Joe writes, via e-mail: "Let's make sure we mention Frankenheimer's The Train, possibly the most exciting film ever shot in black and white. I remember Scofield's despicable, art appreciating Nazi transcending conventional WWII German villians to become the polar opposite of his noble Thomas More in A Man For All Seasons. For years I had difficulty connecting them as being played by the same actor. An excellent action film grounded in reality by the moral questions it raises, it's criminal a remastered DVD of The Train does not yet exist (the current one is from the format's earliest days and hardly improves on my laserdisc of the 90's). It's a key film that needs to be presented in a form which does it justice."
To which I can only say amen, and amen, and amen again. But Joe, as is his wont, takes it up a notch:
"By the way, I also enjoy Scofield in the far less famous Scorpio, an early 70's spy thriller (by Michael Winner) in which he costars with Burt Lancaster and Alain Delon. It's a supporting role to be sure, but for a long time it was the only other film I had seen him performing in at all."
I declined from bringing up Scorpio in my initial remembrance of Scofield, as I thought it was too cultish, for, like, my own audience.
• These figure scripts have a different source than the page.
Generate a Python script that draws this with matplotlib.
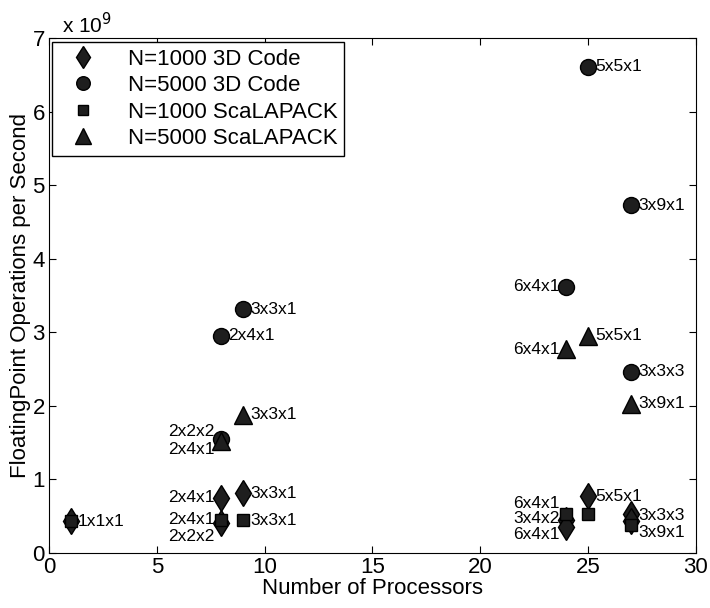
import matplotlib.pyplot as plt

plt.rcParams['font.family'] = ['Liberation Sans', 'DejaVu Sans']

# values in units of 1e9 flop/s
n1000_3d_x = [1, 8, 8, 9, 24, 24, 25, 27, 27]
n1000_3d_y = [0.43, 0.75, 0.40, 0.81, 0.45, 0.35, 0.77, 0.53, 0.43]

n5000_3d_x = [8, 8, 9, 24, 25, 27, 27]
n5000_3d_y = [2.95, 1.55, 3.31, 3.62, 6.61, 4.73, 2.46]

n1000_sca_x = [1, 8, 9, 24, 25, 27]
n1000_sca_y = [0.43, 0.45, 0.44, 0.53, 0.53, 0.37]

n5000_sca_x = [8, 9, 24, 25, 27]
n5000_sca_y = [1.52, 1.88, 2.77, 2.95, 2.03]

# grid labels: (x, y, text, side)
grid_labels = [
    (1, 0.43, '1x1x1', 'r'),
    (8, 0.75, '2x4x1', 'l'),
    (9, 0.81, '3x3x1', 'r'),
    (8, 0.45, '2x4x1', 'l'),
    (8, 0.22, '2x2x2', 'l'),
    (9, 0.44, '3x3x1', 'r'),
    (8, 1.65, '2x2x2', 'l'),
    (8, 1.40, '2x4x1', 'l'),
    (9, 1.88, '3x3x1', 'r'),
    (8, 2.95, '2x4x1', 'r'),
    (9, 3.31, '3x3x1', 'r'),
    (24, 3.62, '6x4x1', 'l'),
    (24, 2.77, '6x4x1', 'l'),
    (25, 2.96, '5x5x1', 'r'),
    (25, 6.61, '5x5x1', 'r'),
    (27, 4.73, '3x9x1', 'r'),
    (27, 2.46, '3x3x3', 'r'),
    (27, 2.03, '3x9x1', 'r'),
    (24, 0.67, '6x4x1', 'l'),
    (24, 0.46, '3x4x2', 'l'),
    (24, 0.25, '6x4x1', 'l'),
    (25, 0.77, '5x5x1', 'r'),
    (27, 0.50, '3x3x3', 'r'),
    (27, 0.28, '3x9x1', 'r'),
]

fig = plt.figure(figsize=(7.1, 6.08), dpi=100)
ax = fig.add_axes([0.069, 0.091, 0.911, 0.846])

fc = '#1e1e1e'
ax.plot(n1000_3d_x, n1000_3d_y, 'd', ms=13.5, mfc=fc, mec='k', ls='none', label='N=1000 3D Code')
ax.plot(n5000_3d_x, n5000_3d_y, 'o', ms=11.5, mfc=fc, mec='k', ls='none', label='N=5000 3D Code')
ax.plot(n1000_sca_x, n1000_sca_y, 's', ms=9, mfc=fc, mec='k', ls='none', label='N=1000 ScaLAPACK')
ax.plot(n5000_sca_x, n5000_sca_y, '^', ms=13, mfc=fc, mec='k', ls='none', label='N=5000 ScaLAPACK')

for x, y, txt, side in grid_labels:
    if side == 'r':
        ax.annotate(txt, (x, y), xytext=(5, 0), textcoords='offset points',
                    ha='left', va='center', fontsize=12.5)
    else:
        ax.annotate(txt, (x, y), xytext=(-5, 0), textcoords='offset points',
                    ha='right', va='center', fontsize=12.5)

ax.set_xlim(0, 30)
ax.set_ylim(0, 7)
ax.set_xticks(range(0, 31, 5))
ax.set_yticks(range(0, 8))
ax.tick_params(direction='in', top=True, right=True, labelsize=16, length=5, pad=3)
ax.set_xlabel('Number of Processors', fontsize=16, labelpad=0)
ax.set_ylabel('FloatingPoint Operations per Second', fontsize=16, labelpad=1)
ax.text(0.02, 1.003, r'x 10$^9$', transform=ax.transAxes, fontsize=15, va='bottom')

leg = ax.legend(loc='upper left', fontsize=16, fancybox=False, framealpha=1,
                edgecolor='k', handletextpad=0.9, borderpad=0.3, labelspacing=0.25,
                handlelength=2.2, markerscale=0.85, bbox_to_anchor=(0.005, 0.993),
                borderaxespad=0)
leg.get_frame().set_linewidth(1)

fig.savefig('out.png', dpi=100)
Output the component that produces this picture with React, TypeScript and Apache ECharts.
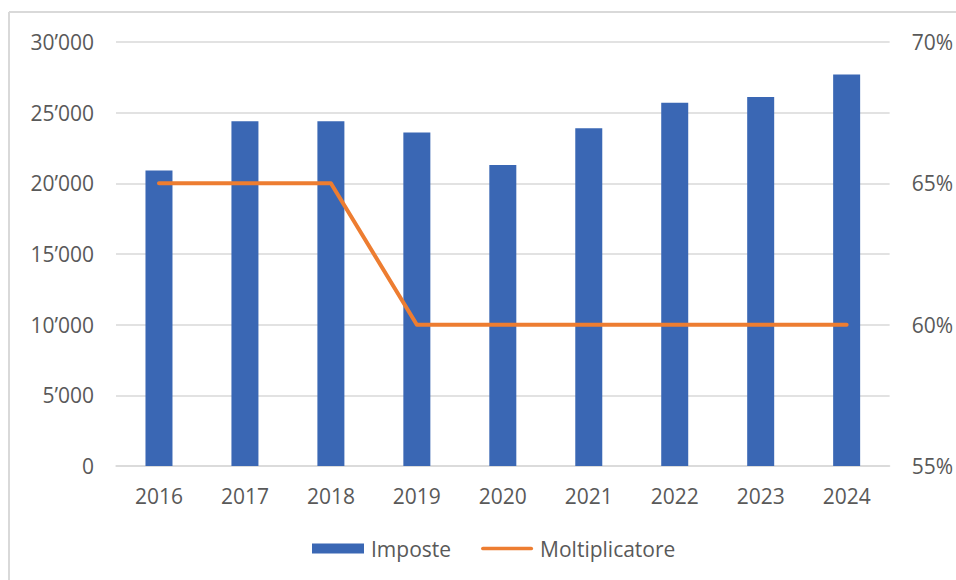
import React, { useEffect, useRef } from "react";
import * as echarts from "echarts";

const years = ["2016", "2017", "2018", "2019", "2020", "2021", "2022", "2023", "2024"];
const imposte = [20900, 24400, 24400, 23600, 21300, 23900, 25700, 26100, 27700];
const moltiplicatore = [65, 65, 65, 60, 60, 60, 60, 60, 60];

const FONT = "'Open Sans', 'Noto Sans', sans-serif";
const TXT = "#595959";
const GRID = "#d9d9d9";

function fmtThousands(v: number): string {
  const s = String(Math.round(v));
  return s.replace(/\B(?=(\d{3})+(?!\d))/g, "\u2019");
}

export default function App() {
  const ref = useRef<HTMLDivElement>(null);
  useEffect(() => {
    document.body.style.margin = "0";
    const chart = echarts.init(ref.current!, null, { renderer: "svg" });
    chart.setOption({
      animation: false,
      backgroundColor: "#ffffff",
      textStyle: { fontFamily: FONT, color: TXT },
      grid: { left: 116, right: 66, top: 42, bottom: 114, containLabel: false },
      legend: {
        bottom: 16,
        left: 307,
        itemWidth: 52,
        itemHeight: 10,
        itemGap: 30,
        textStyle: { fontFamily: FONT, fontSize: 21, color: TXT, padding: [0, 0, 0, 2] },
        data: [
          { name: "Imposte", icon: "rect" },
          { name: "Moltiplicatore", icon: "path://M2,0 L54,0 A2,2 0 0 1 54,4 L2,4 A2,2 0 0 1 2,0 Z" },
        ],
      },
      graphic: [
        { type: "line", shape: { x1: 9, y1: 12, x2: 9, y2: 580 }, style: { stroke: GRID, lineWidth: 2 } },
        { type: "line", shape: { x1: 9, y1: 12, x2: 956, y2: 12 }, style: { stroke: GRID, lineWidth: 2 } },
      ],
      xAxis: {
        type: "category",
        data: years,
        axisLine: { show: true, lineStyle: { color: GRID, width: 1.5 } },
        axisTick: { show: false },
        axisLabel: { fontFamily: FONT, fontSize: 21, color: TXT, margin: 19 },
      },
      yAxis: [
        {
          type: "value",
          min: 0,
          max: 30000,
          interval: 5000,
          axisLine: { show: false },
          axisTick: { show: false },
          splitLine: { lineStyle: { color: GRID, width: 1.5 } },
          axisLabel: {
            fontFamily: FONT,
            fontSize: 21,
            color: TXT,
            margin: 22,
            formatter: (v: number) => fmtThousands(v),
          },
        },
        {
          type: "value",
          min: 55,
          max: 70,
          interval: 5,
          position: "right",
          axisLine: { show: false },
          axisTick: { show: false },
          splitLine: { show: false },
          axisLabel: {
            fontFamily: FONT,
            fontSize: 21,
            color: TXT,
            margin: 22,
            formatter: (v: number) => `${v}%`,
          },
        },
      ],
      series: [
        {
          name: "Imposte",
          type: "bar",
          data: imposte,
          barWidth: 27,
          itemStyle: { color: "#3A67B4" },
          yAxisIndex: 0,
        },
        {
          name: "Moltiplicatore",
          type: "line",
          data: moltiplicatore,
          yAxisIndex: 1,
          symbol: "none",
          showSymbol: false,
          lineStyle: { color: "#ED7D31", width: 4, cap: "round", join: "round" },
          itemStyle: { color: "#ED7D31" },
        },
      ],
    });
    return () => chart.dispose();
  }, []);
  return <div ref={ref} style={{ width: 956, height: 580 }} />;
}
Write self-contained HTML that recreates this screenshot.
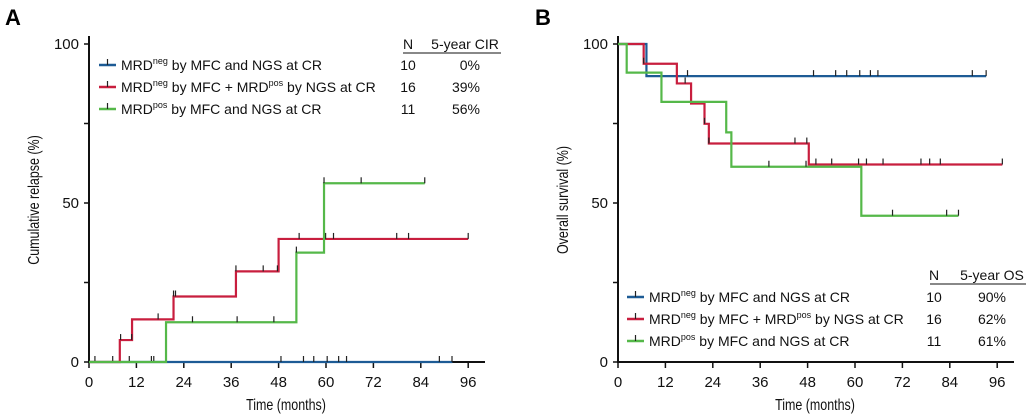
<!DOCTYPE html>
<html><head><meta charset="utf-8">
<style>
html,body{margin:0;padding:0;background:#fff;}
svg{display:block;font-family:"Liberation Sans",Arial,sans-serif;}
</style></head>
<body>
<svg id="chart" width="1034" height="417" viewBox="0 0 1034 417" xmlns="http://www.w3.org/2000/svg">
<text x="5" y="25" font-size="22" font-weight="bold">A</text>
<text x="535" y="25" font-size="22" font-weight="bold">B</text>
<g id="pa"></g>
<g id="pb"></g>
</svg>
<script>
// Panel A: cumulative relapse (%)
const xTicks = [0,12,24,36,48,60,72,84,96];
const yTicks = [0,25,50,75,100];
const yLabels = ["0","","50","","100"];
const aBlueT = [0], aBlueV = [0], aBlueEnd = 92;
const aBlueCens = [1.5,6.0,10.2,15.8,16.4,48.6,54.3,56.9,60.3,63.2,65.2,88.7,91.9];
const aRedT = [0,7.8,10.9,21.4,37.2,48.0], aRedV = [0,6.9,13.4,20.6,28.5,38.7], aRedEnd = 96;
const aRedCens = [8.0,10.8,17.5,21.4,21.9,37.2,44.1,47.7,53.2,59.9,61.9,77.9,80.9,96];
const aGreenT = [0,19.5,52.5,59.5], aGreenV = [0,12.5,34.4,56.2], aGreenEnd = 85;
const aGreenCens = [26.2,37.5,46.8,52.5,59.5,68.9,85];
// Panel B: overall survival (%)
const bBlueT = [0,7.2], bBlueV = [100,89.9], bBlueEnd = 93.2;
const bBlueCens = [17.6,49.5,55.1,57.9,61.2,63.9,65.8,89.7,93.2];
const bRedT = [0,6.5,14.9,18.5,21.9,23.0,48.3], bRedV = [100,93.8,87.6,81.3,74.9,68.7,62.1], bRedEnd = 97.3;
const bRedCens = [6.5,17.0,21.9,23.0,44.8,47.8,50.1,54.1,60.9,62.9,67.1,76.7,78.9,81.6,97.3];
const bGreenT = [0,2.2,11.0,27.4,28.7,61.6], bGreenV = [100,91.0,81.8,72.2,61.4,46.0], bGreenEnd = 86.2;
const bGreenCens = [38.2,47.6,69.5,83.2,86.2];

const legendNames = ["neg|MFC and NGS at CR","negpos","pos|MFC and NGS at CR"];
const aN = ["10","16","11"], aPct = ["0%","39%","56%"];
const bN = ["10","16","11"], bPct = ["90%","62%","61%"];

const COL = {blue:"#1d5b95", red:"#c81e3e", green:"#55b849"};
const NS = "http://www.w3.org/2000/svg";
function mk(parent, tag, attrs){const e=document.createElementNS(NS,tag);for(const k in attrs)e.setAttribute(k,attrs[k]);parent.appendChild(e);return e;}

function stepValueAt(T,V,t){let v=V[0];for(let i=0;i<T.length;i++){if(T[i]<=t+1e-9)v=V[i];}return v;}

function panel(g, x0, xAxisEnd, yTitle, series, legend){
  const sx = m => x0 + m*3.95;
  const sy = v => 362 - v*3.18;
  // axes
  const ax = mk(g,'line',{x1:x0,y1:362,x2:xAxisEnd,y2:362,stroke:'#111','stroke-width':2});
   
  const ay = mk(g,'line',{x1:x0,y1:36,x2:x0,y2:363,stroke:'#111','stroke-width':2});
   
  xTicks.forEach(t=>{
    const l=mk(g,'line',{x1:sx(t),y1:362,x2:sx(t),y2:368,stroke:'#111','stroke-width':1.5});
     
    const tx=mk(g,'text',{x:sx(t),y:387,'font-size':15,'text-anchor':'middle',fill:'#111'});
    tx.textContent=t;
     
  });
  yTicks.forEach((t,i)=>{
    const l=mk(g,'line',{x1:x0-5,y1:sy(t),x2:x0,y2:sy(t),stroke:'#111','stroke-width':1.5});
     
    if(yLabels[i]){
      const tx=mk(g,'text',{x:x0-10,y:sy(t)+5,'font-size':15,'text-anchor':'end',fill:'#111'});
      tx.textContent=yLabels[i];
       
    }
  });
  const xt=mk(g,'text',{x:0,y:0,'font-size':16,'text-anchor':'middle',fill:'#111',transform:`translate(${x0+197},410) scale(0.78,1)`});
  xt.textContent='Time (months)';
   
  const yt=mk(g,'text',{x:0,y:0,'font-size':16,'text-anchor':'middle',fill:'#111',transform:`translate(${x0-50},200) rotate(-90) scale(0.78,1)`});
  yt.textContent=yTitle;
   
  // series
  series.forEach(s=>{
    let d=`M${sx(s.T[0])},${sy(s.V[0])}`;
    for(let i=1;i<s.T.length;i++){d+=` H${sx(s.T[i])} V${sy(s.V[i])}`;}
    d+=` H${sx(s.end)}`;
    const p=mk(g,'path',{d:d,fill:'none',stroke:s.c,'stroke-width':2.2});
     
    s.cens.forEach(c=>{
      const v=stepValueAt(s.T,s.V,c);
      const l=mk(g,'line',{x1:sx(c),y1:sy(v),x2:sx(c),y2:sy(v)-6,stroke:'#222','stroke-width':1.2});
       
    });
  });
  // legend
  const L=legend;
  const h1=mk(g,'text',{x:L.nx,y:L.hy,'font-size':14,'text-anchor':'middle',fill:'#111'}); h1.textContent='N';
   
  const h2=mk(g,'text',{x:L.px,y:L.hy,'font-size':14,'text-anchor':'middle',fill:'#111'}); h2.textContent=L.head;
   
  const ul=mk(g,'line',{x1:L.ux1,y1:L.hy+4,x2:L.ux2,y2:L.hy+4,stroke:'#111','stroke-width':1});
   
  const cols=[COL.blue,COL.red,COL.green];
  for(let i=0;i<3;i++){
    const y=L.ry+i*22;
    const sw=mk(g,'line',{x1:L.sx,y1:y,x2:L.sx+17,y2:y,stroke:cols[i],'stroke-width':2.5});
     
    const sm=mk(g,'line',{x1:L.sx+8.5,y1:y,x2:L.sx+8.5,y2:y-6,stroke:'#222','stroke-width':1.2});
     
    const t=mk(g,'text',{x:L.sx+22,y:y+5,'font-size':14,fill:'#111'});
     
    if(i===1){
      t.innerHTML='MRD<tspan font-size="9" dy="-6">neg</tspan><tspan dy="6"> by MFC + MRD</tspan><tspan font-size="9" dy="-6">pos</tspan><tspan dy="6"> by NGS at CR</tspan>';
    } else {
      const sup=legendNames[i].split('|')[0];
      t.innerHTML='MRD<tspan font-size="9" dy="-6">'+sup+'</tspan><tspan dy="6"> by MFC and NGS at CR</tspan>';
    }
    const n=mk(g,'text',{x:L.nx,y:y+5,'font-size':14,'text-anchor':'middle',fill:'#111'}); n.textContent=L.N[i];
     
    const pc=mk(g,'text',{x:L.pe,y:y+5,'font-size':14,'text-anchor':'end',fill:'#111'}); pc.textContent=L.P[i];
     
  }
}

panel(document.getElementById('pa'), 89, 485, 'Cumulative relapse (%)', [
  {name:'mrd-neg-both',c:COL.blue,T:aBlueT,V:aBlueV,end:aBlueEnd,cens:aBlueCens},
  {name:'mrd-neg-mfc-pos-ngs',c:COL.red,T:aRedT,V:aRedV,end:aRedEnd,cens:aRedCens},
  {name:'mrd-pos-both',c:COL.green,T:aGreenT,V:aGreenV,end:aGreenEnd,cens:aGreenCens}
], {nx:408,px:465,hy:49,ux1:403,ux2:501,head:'5-year CIR',ry:65,sx:99,pe:480,N:aN,P:aPct});

panel(document.getElementById('pb'), 618, 1014, 'Overall survival (%)', [
  {name:'mrd-neg-both',c:COL.blue,T:bBlueT,V:bBlueV,end:bBlueEnd,cens:bBlueCens},
  {name:'mrd-neg-mfc-pos-ngs',c:COL.red,T:bRedT,V:bRedV,end:bRedEnd,cens:bRedCens},
  {name:'mrd-pos-both',c:COL.green,T:bGreenT,V:bGreenV,end:bGreenEnd,cens:bGreenCens}
], {nx:934,px:992,hy:280,ux1:930,ux2:1026,head:'5-year OS',ry:297,sx:627,pe:1006,N:bN,P:bPct});
</script>
</body></html>
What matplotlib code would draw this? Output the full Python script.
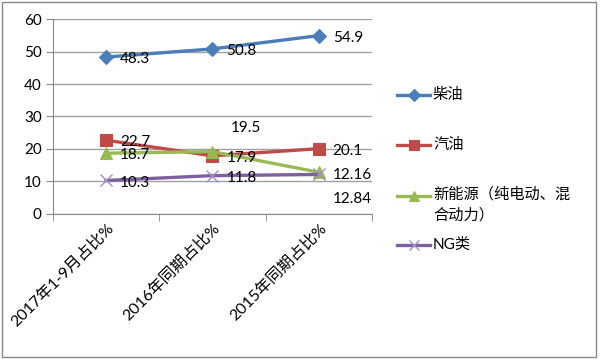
"""Line chart: share by fuel type, 2015-2017."""

import matplotlib
matplotlib.use('Agg')
import matplotlib.pyplot as plt
from matplotlib.lines import Line2D
from matplotlib.patches import Rectangle

plt.rcParams['font.family'] = ['Lato', 'Noto Sans CJK SC', 'DejaVu Sans']

categories = ['2017年1-9月占比%', '2016年同期占比%', '2015年同期占比%']
diesel = [48.3, 50.8, 54.9]
gasoline = [22.7, 17.9, 20.1]
new_energy = [18.7, 19.2, 12.84]
ng = [10.3, 11.8, 12.16]

diesel_labels = ['48.3', '50.8', '54.9']
gasoline_labels = ['22.7', '17.9', '20.1']
new_energy_labels = ['18.7', '19.5', '12.84']
ng_labels = ['10.3', '11.8', '12.16']

series = [
    ('柴油', diesel, diesel_labels, '#4A7EBB', 'D', 7),
    ('汽油', gasoline, gasoline_labels, '#BE4B48', 's', 8.5),
    ('新能源（纯电动、混\n合动力）', new_energy, new_energy_labels, '#98B954', '^', 8.5),
    ('NG类', ng, ng_labels, '#7D60A0', 'x', 9),
]

W, H = 600, 359
fig = plt.figure(figsize=(W / 100, H / 100), dpi=100)
ax = fig.add_axes([0.088, 0.404, 0.532, 0.543])

x = list(range(len(categories)))
for name, vals, labs, color, mk, ms in series:
    edge = '#A28EC4' if mk == 'x' else color
    ax.plot(x, vals, color=color, linewidth=2.4, marker=mk, markersize=ms,
            markeredgewidth=1.0 if mk == 'x' else 0.8, markeredgecolor=edge,
            zorder=3)
    for i, (v, t) in enumerate(zip(vals, labs)):
        dx, dy = 10, -1.5
        if t == '19.5':
            dx, dy = 13, 17
        elif t == '12.84':
            dx, dy = 10, -19
        elif t == '12.16':
            dx, dy = 10, -0.5
        ax.annotate(t, (i, v), xytext=(dx, dy), textcoords='offset points',
                    ha='left', va='center', fontsize=11, color='black', zorder=4)

ax.set_xlim(-0.5, 2.5)
ax.set_ylim(0, 60)
ax.set_yticks(range(0, 61, 10))
ax.set_xticks(x)
ax.set_xticks([-0.5, 0.5, 1.5, 2.5], minor=True)
ax.set_xticklabels(categories, rotation=45, ha='right', rotation_mode='anchor',
                   fontsize=11.5)
ax.tick_params(axis='x', which='major', length=0, pad=5)
ax.tick_params(axis='x', which='minor', length=5, color='#888888', direction='out')
ax.tick_params(axis='y', length=5, color='#888888', labelsize=11, pad=3)
ax.grid(axis='y', color='#A0A0A0', linewidth=1.0)
ax.set_axisbelow(True)
for s in ['top', 'right']:
    ax.spines[s].set_visible(False)
ax.spines['left'].set_color('#888888')
ax.spines['bottom'].set_color('#888888')

# legend drawn by hand to keep the Excel spacing
legend_y = [95, 145, 196, 245]
for (name, vals, labs, color, mk, ms), py in zip(series, legend_y):
    yf = 1 - py / H
    edge = '#A28EC4' if mk == 'x' else color
    fig.add_artist(Line2D([397 / W, 430 / W], [yf, yf], color=color, linewidth=2.4))
    fig.add_artist(Line2D([413.5 / W], [yf], color=color, marker=mk,
                          markersize=ms * 0.85, markeredgecolor=edge,
                          markeredgewidth=1.0 if mk == 'x' else 0.8,
                          linestyle='none'))
    if '\n' in name:
        fig.text(433 / W, yf + 9 / H, name, ha='left', va='top', fontsize=11,
                 linespacing=1.55)
    else:
        fig.text(433 / W, yf, name, ha='left', va='center', fontsize=11)

fig.patches.append(Rectangle((0.004, 0.006), 0.99, 0.988, transform=fig.transFigure,
                             fill=False, edgecolor='#888888', linewidth=1.0))

fig.savefig('out.png', dpi=100)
Or rather the audience I'm supposed to be trying to cultivate. (Not that I underestimate you, my actual readers. It's complicated. More to do with corporate pressure than my own ideas and such. Forgive me.) [Anyway...] Leave it to Joe. I think he, and Tim Lucas, and Michael Weldon, are among the few who would ever cite that film as if it were the most normal thing in the world to do. We need more of these guys, and Joe is contempating starting his own blog. I offer him unequivocal encouragement.